**ENTRIES PROVIDED**
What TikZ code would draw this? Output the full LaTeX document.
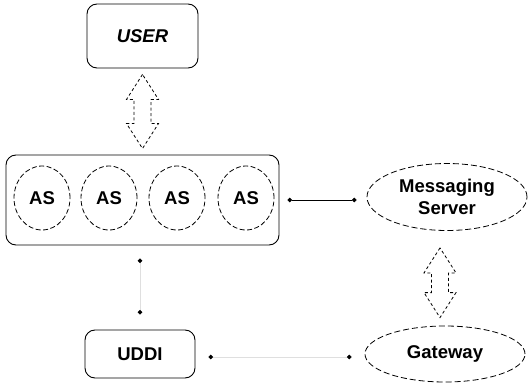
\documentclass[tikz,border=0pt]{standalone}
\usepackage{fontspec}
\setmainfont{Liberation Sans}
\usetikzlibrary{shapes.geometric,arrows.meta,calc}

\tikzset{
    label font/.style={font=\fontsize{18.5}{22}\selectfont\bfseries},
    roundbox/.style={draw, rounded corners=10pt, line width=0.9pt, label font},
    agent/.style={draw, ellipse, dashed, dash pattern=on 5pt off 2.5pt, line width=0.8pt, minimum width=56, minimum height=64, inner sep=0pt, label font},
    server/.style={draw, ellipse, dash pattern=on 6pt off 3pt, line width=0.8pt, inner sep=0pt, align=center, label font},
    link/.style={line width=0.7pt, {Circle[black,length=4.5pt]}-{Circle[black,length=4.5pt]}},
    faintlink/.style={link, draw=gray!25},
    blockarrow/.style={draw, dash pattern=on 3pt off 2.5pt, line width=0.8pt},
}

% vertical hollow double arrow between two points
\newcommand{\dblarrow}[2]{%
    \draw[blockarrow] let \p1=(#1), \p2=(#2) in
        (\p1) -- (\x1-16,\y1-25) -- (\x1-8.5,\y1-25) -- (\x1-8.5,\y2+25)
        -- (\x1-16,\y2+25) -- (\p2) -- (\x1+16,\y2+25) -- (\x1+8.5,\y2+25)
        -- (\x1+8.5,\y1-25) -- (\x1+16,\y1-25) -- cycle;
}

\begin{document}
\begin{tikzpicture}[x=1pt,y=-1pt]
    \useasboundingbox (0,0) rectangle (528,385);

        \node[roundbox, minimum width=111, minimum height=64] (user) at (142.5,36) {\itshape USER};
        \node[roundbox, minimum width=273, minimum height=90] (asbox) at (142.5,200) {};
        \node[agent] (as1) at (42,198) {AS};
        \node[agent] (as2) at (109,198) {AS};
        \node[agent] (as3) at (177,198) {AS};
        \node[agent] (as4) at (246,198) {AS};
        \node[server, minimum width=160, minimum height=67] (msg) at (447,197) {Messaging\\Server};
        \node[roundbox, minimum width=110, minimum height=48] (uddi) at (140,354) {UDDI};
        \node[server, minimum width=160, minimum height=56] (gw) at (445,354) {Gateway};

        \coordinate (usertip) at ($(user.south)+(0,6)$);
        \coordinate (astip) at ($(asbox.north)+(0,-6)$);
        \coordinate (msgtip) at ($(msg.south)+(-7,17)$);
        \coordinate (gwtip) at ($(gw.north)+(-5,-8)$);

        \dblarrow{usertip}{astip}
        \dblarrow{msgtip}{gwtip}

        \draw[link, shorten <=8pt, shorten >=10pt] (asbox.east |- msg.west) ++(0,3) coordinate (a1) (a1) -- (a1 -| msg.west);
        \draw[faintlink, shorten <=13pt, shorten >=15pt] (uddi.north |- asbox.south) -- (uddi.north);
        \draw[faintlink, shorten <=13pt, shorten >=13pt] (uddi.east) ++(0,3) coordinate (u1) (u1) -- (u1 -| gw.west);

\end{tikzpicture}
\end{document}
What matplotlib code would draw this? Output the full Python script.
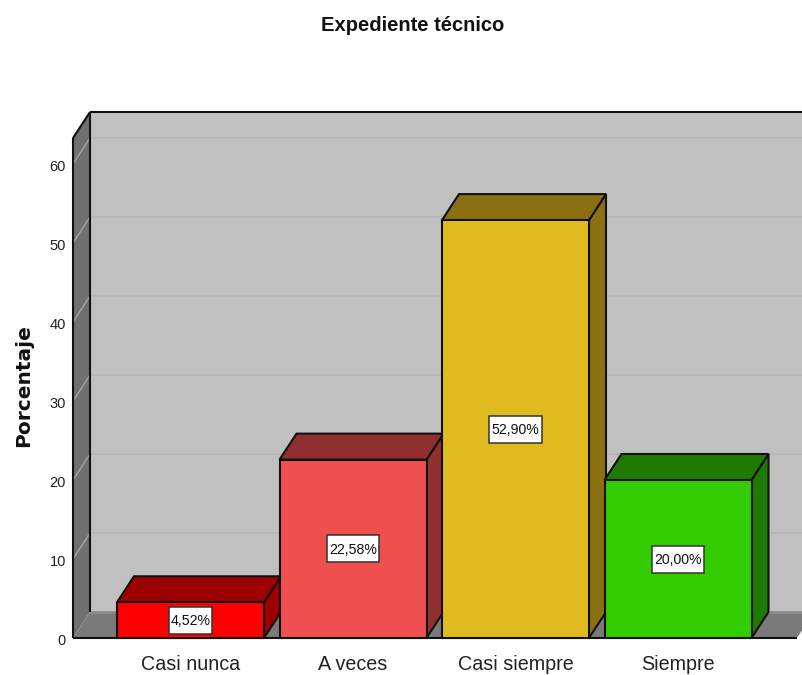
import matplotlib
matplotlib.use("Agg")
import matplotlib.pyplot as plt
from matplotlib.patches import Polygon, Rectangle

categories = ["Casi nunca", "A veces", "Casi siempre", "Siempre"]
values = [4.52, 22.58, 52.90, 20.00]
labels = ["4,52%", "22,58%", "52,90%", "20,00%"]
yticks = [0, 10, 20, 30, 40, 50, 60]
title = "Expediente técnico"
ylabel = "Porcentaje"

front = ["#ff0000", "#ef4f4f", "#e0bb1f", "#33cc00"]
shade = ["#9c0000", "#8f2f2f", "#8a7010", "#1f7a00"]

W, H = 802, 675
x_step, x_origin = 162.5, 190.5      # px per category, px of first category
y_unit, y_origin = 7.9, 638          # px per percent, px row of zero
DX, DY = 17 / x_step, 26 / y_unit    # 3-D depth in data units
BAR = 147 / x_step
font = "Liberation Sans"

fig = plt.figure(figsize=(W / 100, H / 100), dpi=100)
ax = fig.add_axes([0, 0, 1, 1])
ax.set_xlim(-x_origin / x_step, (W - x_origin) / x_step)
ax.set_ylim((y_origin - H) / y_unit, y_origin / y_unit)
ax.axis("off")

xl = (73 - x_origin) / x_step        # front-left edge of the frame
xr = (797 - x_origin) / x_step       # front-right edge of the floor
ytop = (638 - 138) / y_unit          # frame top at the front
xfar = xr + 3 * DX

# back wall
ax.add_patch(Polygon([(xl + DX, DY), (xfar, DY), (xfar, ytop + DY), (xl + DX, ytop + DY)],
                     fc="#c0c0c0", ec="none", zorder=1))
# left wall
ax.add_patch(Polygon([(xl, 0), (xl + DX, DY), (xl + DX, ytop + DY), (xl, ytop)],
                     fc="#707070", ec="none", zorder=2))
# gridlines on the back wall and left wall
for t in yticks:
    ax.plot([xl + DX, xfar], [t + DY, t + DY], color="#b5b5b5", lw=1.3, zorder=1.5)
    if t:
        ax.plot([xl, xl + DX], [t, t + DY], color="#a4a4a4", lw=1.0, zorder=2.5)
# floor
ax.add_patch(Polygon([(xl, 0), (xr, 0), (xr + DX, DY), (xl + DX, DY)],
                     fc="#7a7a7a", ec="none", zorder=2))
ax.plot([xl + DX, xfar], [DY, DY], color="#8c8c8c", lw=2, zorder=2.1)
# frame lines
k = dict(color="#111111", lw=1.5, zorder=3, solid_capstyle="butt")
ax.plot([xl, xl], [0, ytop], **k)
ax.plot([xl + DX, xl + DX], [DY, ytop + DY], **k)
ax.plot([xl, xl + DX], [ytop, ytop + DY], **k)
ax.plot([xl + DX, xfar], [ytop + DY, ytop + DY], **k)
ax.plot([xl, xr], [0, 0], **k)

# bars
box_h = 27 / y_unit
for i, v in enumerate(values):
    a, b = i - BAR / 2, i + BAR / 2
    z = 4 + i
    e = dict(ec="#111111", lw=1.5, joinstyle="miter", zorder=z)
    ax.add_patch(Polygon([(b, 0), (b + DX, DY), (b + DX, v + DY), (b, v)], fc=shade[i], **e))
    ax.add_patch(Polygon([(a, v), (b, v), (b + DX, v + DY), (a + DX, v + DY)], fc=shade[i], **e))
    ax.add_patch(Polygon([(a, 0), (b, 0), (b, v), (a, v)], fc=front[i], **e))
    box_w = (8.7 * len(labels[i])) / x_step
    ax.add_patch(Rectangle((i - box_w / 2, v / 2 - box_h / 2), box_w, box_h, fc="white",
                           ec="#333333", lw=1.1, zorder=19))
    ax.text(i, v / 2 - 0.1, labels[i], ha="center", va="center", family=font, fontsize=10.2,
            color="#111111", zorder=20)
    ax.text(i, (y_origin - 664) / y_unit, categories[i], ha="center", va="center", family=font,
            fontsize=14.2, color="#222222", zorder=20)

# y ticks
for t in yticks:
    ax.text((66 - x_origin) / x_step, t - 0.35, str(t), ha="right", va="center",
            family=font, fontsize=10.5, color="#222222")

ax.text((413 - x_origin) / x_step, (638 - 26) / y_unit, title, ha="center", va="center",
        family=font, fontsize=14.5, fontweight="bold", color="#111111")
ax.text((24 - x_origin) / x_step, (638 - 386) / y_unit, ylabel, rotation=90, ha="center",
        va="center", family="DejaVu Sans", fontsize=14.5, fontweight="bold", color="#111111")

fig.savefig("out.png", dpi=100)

**PROBLEM STATEMENT**
Copy exactly the lines from the first line of the records above through the line with "(0,0) rectangle (528,385);", both included, and nothing else. Pictures stay out.

**TASK SOLUTION**
What TikZ code would draw this? Output the full LaTeX document.
\documentclass[tikz,border=0pt]{standalone}
\usepackage{fontspec}
\setmainfont{Liberation Sans}
\usetikzlibrary{shapes.geometric,arrows.meta,calc}

\tikzset{
    label font/.style={font=\fontsize{18.5}{22}\selectfont\bfseries},
    roundbox/.style={draw, rounded corners=10pt, line width=0.9pt, label font},
    agent/.style={draw, ellipse, dashed, dash pattern=on 5pt off 2.5pt, line width=0.8pt, minimum width=56, minimum height=64, inner sep=0pt, label font},
    server/.style={draw, ellipse, dash pattern=on 6pt off 3pt, line width=0.8pt, inner sep=0pt, align=center, label font},
    link/.style={line width=0.7pt, {Circle[black,length=4.5pt]}-{Circle[black,length=4.5pt]}},
    faintlink/.style={link, draw=gray!25},
    blockarrow/.style={draw, dash pattern=on 3pt off 2.5pt, line width=0.8pt},
}

% vertical hollow double arrow between two points
\newcommand{\dblarrow}[2]{%
    \draw[blockarrow] let \p1=(#1), \p2=(#2) in
        (\p1) -- (\x1-16,\y1-25) -- (\x1-8.5,\y1-25) -- (\x1-8.5,\y2+25)
        -- (\x1-16,\y2+25) -- (\p2) -- (\x1+16,\y2+25) -- (\x1+8.5,\y2+25)
        -- (\x1+8.5,\y1-25) -- (\x1+16,\y1-25) -- cycle;
}

\begin{document}
\begin{tikzpicture}[x=1pt,y=-1pt]
    \useasboundingbox (0,0) rectangle (528,385);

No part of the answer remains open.